Entries provided ::
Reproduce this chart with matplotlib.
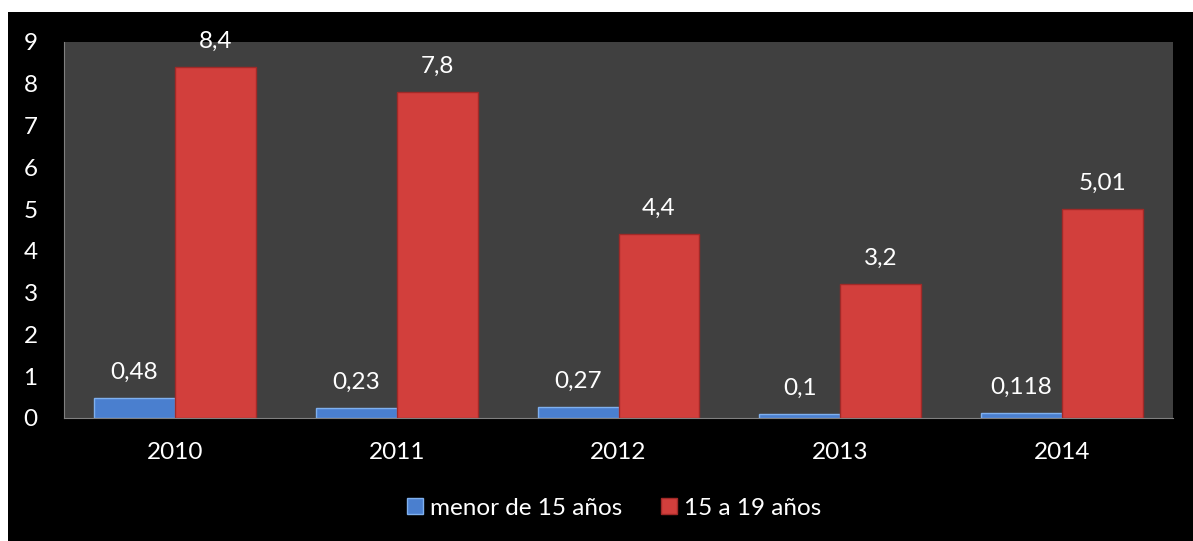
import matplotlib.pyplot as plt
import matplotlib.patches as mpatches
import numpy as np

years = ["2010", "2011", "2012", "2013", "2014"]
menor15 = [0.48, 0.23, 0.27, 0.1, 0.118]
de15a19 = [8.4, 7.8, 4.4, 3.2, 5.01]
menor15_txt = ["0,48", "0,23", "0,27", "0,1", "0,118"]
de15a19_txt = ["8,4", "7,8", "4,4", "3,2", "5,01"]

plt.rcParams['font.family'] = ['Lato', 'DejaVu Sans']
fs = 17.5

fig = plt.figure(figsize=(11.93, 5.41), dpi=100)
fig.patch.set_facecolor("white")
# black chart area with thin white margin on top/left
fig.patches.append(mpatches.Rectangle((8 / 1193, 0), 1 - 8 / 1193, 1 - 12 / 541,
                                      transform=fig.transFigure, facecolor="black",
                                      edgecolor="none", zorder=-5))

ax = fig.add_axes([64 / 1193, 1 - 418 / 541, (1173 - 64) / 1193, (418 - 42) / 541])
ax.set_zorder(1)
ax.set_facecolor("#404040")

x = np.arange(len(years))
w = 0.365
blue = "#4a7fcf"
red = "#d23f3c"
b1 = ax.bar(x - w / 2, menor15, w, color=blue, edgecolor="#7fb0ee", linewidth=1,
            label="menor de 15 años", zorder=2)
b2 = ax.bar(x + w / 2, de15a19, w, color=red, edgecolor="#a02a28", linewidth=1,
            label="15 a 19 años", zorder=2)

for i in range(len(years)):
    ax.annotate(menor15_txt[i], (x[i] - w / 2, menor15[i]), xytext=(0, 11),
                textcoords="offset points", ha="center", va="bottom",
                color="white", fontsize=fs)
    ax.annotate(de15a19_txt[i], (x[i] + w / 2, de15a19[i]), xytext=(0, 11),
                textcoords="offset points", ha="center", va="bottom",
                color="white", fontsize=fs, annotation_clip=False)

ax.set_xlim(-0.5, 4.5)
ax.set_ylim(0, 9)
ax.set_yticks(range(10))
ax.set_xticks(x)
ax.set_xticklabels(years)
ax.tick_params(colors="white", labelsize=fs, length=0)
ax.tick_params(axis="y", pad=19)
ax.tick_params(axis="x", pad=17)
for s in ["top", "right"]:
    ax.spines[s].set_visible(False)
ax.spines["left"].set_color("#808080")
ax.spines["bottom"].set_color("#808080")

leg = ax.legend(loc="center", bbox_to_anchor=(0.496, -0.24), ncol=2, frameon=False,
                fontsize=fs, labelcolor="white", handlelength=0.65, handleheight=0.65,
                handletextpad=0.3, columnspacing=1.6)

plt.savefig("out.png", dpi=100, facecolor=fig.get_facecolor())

* * *

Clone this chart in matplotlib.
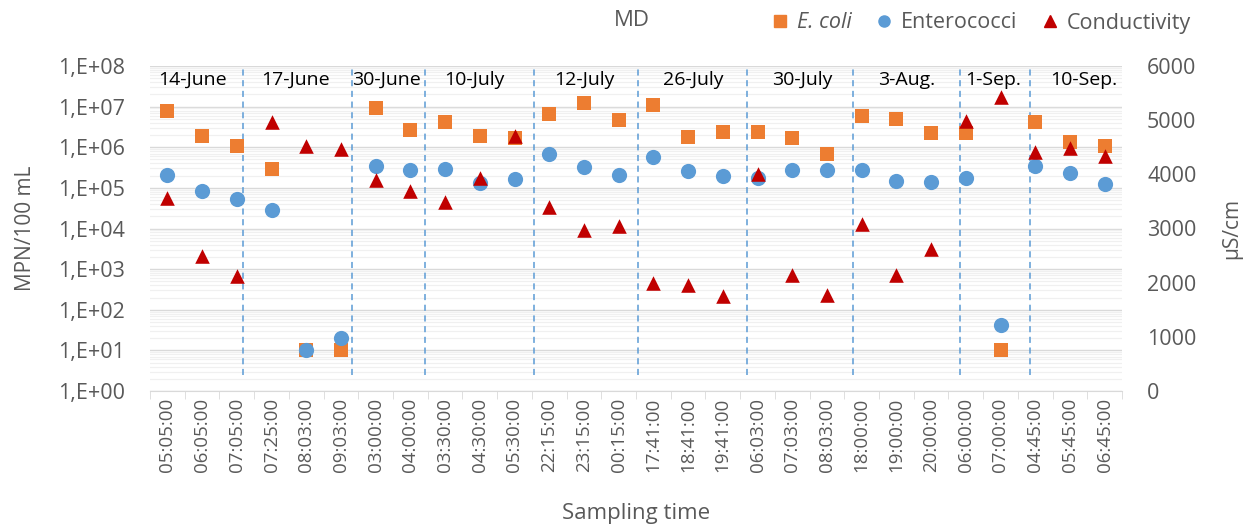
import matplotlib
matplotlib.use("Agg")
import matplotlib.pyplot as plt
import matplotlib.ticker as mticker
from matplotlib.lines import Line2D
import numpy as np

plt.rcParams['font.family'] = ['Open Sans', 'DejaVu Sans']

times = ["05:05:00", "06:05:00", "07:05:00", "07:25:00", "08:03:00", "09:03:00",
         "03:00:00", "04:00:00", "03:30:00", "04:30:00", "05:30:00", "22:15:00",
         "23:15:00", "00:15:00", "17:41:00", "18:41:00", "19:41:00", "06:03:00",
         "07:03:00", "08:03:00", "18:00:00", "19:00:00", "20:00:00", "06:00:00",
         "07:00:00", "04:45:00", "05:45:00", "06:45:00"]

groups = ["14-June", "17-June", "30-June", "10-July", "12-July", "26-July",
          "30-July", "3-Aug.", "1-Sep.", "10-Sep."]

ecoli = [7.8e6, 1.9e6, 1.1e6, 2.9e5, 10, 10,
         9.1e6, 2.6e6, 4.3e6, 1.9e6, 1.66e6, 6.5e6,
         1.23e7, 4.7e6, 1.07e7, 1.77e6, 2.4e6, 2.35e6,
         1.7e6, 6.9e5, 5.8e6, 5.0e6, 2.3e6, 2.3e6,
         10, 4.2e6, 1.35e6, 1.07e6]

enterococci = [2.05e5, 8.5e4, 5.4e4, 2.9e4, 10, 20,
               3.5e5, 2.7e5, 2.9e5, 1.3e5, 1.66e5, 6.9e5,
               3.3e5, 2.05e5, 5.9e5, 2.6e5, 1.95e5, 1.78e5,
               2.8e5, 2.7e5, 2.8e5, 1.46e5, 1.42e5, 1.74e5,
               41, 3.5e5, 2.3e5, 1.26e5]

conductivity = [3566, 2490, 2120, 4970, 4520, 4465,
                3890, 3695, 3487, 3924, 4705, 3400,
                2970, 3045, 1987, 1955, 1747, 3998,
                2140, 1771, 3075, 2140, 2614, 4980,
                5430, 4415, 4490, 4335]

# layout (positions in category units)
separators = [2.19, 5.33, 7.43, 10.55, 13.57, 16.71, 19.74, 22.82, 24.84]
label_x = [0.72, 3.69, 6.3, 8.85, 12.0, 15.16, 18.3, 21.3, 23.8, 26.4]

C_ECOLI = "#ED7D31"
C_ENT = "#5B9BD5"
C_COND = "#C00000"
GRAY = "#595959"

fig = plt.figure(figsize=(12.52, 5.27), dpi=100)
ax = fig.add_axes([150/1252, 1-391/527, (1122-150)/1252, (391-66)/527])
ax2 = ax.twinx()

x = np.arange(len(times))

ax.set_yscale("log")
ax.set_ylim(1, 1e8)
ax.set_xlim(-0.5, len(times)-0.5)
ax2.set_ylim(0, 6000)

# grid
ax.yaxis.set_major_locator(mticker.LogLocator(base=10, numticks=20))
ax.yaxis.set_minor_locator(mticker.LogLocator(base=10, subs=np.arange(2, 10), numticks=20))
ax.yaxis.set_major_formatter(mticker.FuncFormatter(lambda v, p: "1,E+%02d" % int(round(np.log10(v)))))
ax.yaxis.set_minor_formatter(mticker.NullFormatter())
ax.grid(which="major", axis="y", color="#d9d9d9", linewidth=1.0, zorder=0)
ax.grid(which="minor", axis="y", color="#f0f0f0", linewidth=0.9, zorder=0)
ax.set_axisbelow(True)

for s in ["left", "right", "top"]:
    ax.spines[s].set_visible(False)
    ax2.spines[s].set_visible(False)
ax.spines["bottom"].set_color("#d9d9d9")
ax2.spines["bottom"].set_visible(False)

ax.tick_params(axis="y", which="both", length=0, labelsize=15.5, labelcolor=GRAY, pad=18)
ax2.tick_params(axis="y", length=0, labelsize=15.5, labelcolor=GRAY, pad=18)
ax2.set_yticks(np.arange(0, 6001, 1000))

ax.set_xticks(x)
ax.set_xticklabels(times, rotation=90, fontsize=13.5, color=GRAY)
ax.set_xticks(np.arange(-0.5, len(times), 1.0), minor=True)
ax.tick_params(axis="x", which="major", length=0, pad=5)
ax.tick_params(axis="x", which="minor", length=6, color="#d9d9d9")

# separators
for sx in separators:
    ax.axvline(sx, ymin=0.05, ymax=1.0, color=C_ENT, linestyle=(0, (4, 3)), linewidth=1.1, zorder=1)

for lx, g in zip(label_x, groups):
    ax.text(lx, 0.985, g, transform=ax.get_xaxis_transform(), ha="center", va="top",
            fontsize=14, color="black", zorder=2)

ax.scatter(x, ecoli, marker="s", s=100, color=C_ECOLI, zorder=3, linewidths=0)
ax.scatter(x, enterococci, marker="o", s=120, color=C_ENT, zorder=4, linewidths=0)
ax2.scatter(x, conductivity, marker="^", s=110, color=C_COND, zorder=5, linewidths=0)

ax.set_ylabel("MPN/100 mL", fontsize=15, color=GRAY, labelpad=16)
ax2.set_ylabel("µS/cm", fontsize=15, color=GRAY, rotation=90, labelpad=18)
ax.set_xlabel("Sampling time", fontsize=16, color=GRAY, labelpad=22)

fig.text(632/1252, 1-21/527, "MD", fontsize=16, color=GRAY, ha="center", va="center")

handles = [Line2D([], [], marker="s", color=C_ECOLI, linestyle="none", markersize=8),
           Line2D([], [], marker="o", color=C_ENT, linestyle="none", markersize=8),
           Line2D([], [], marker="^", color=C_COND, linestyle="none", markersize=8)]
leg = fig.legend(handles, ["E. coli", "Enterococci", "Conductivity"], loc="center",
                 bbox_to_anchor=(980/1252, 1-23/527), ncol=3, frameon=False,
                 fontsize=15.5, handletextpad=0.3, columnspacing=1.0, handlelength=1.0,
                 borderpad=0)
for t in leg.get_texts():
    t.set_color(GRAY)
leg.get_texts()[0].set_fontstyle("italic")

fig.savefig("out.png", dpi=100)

* * *

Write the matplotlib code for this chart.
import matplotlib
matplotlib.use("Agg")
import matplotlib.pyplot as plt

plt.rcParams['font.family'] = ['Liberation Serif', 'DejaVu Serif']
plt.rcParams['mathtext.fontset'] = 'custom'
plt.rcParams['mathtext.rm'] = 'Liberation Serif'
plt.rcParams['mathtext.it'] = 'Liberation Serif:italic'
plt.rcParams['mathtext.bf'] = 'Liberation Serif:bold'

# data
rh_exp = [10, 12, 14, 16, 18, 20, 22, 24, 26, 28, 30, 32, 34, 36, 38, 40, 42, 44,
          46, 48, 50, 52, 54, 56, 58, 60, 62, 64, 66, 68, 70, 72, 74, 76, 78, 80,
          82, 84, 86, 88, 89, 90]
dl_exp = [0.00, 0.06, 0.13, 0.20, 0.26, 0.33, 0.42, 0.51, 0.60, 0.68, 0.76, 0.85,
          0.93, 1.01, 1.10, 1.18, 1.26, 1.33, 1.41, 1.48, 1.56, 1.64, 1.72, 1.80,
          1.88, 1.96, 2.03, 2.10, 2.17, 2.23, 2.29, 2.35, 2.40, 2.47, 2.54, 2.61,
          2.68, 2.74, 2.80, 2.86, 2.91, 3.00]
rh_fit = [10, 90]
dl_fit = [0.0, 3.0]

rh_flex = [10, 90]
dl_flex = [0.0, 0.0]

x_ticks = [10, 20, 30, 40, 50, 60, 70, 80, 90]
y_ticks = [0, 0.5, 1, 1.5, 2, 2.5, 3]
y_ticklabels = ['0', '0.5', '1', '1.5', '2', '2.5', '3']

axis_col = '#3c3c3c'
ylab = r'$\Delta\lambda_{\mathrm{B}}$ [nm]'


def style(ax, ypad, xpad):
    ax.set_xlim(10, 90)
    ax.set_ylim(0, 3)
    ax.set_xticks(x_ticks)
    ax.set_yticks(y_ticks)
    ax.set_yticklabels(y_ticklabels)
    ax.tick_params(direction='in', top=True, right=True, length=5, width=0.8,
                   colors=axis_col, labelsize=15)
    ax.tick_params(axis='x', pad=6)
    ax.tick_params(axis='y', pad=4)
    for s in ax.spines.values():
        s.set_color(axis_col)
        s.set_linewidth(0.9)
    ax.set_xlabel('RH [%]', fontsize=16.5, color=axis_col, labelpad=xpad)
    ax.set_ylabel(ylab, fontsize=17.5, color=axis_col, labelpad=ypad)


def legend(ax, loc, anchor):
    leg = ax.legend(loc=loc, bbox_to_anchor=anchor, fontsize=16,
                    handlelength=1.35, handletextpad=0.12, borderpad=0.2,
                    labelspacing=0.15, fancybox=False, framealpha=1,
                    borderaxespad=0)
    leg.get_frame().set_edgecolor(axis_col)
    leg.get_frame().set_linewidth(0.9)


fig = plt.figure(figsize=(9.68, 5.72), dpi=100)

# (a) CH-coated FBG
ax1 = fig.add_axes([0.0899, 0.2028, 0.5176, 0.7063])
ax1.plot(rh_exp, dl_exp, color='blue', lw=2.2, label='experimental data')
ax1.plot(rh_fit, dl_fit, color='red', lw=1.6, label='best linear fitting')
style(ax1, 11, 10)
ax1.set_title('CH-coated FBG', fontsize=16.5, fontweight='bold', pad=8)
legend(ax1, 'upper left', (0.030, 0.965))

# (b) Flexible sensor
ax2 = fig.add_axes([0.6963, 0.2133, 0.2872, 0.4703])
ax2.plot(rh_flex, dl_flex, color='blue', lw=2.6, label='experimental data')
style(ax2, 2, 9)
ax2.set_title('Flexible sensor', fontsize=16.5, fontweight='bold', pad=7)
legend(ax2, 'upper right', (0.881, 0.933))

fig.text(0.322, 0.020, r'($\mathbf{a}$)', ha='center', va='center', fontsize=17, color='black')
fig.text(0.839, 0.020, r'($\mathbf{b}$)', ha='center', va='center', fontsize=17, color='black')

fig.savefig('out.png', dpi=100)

Stated goal ::
Show every line in the records above that contains the word "chart".

Solution for this exercise ::
Reproduce this chart with matplotlib.
# black chart area with thin white margin on top/left
Clone this chart in matplotlib.
Write the matplotlib code for this chart.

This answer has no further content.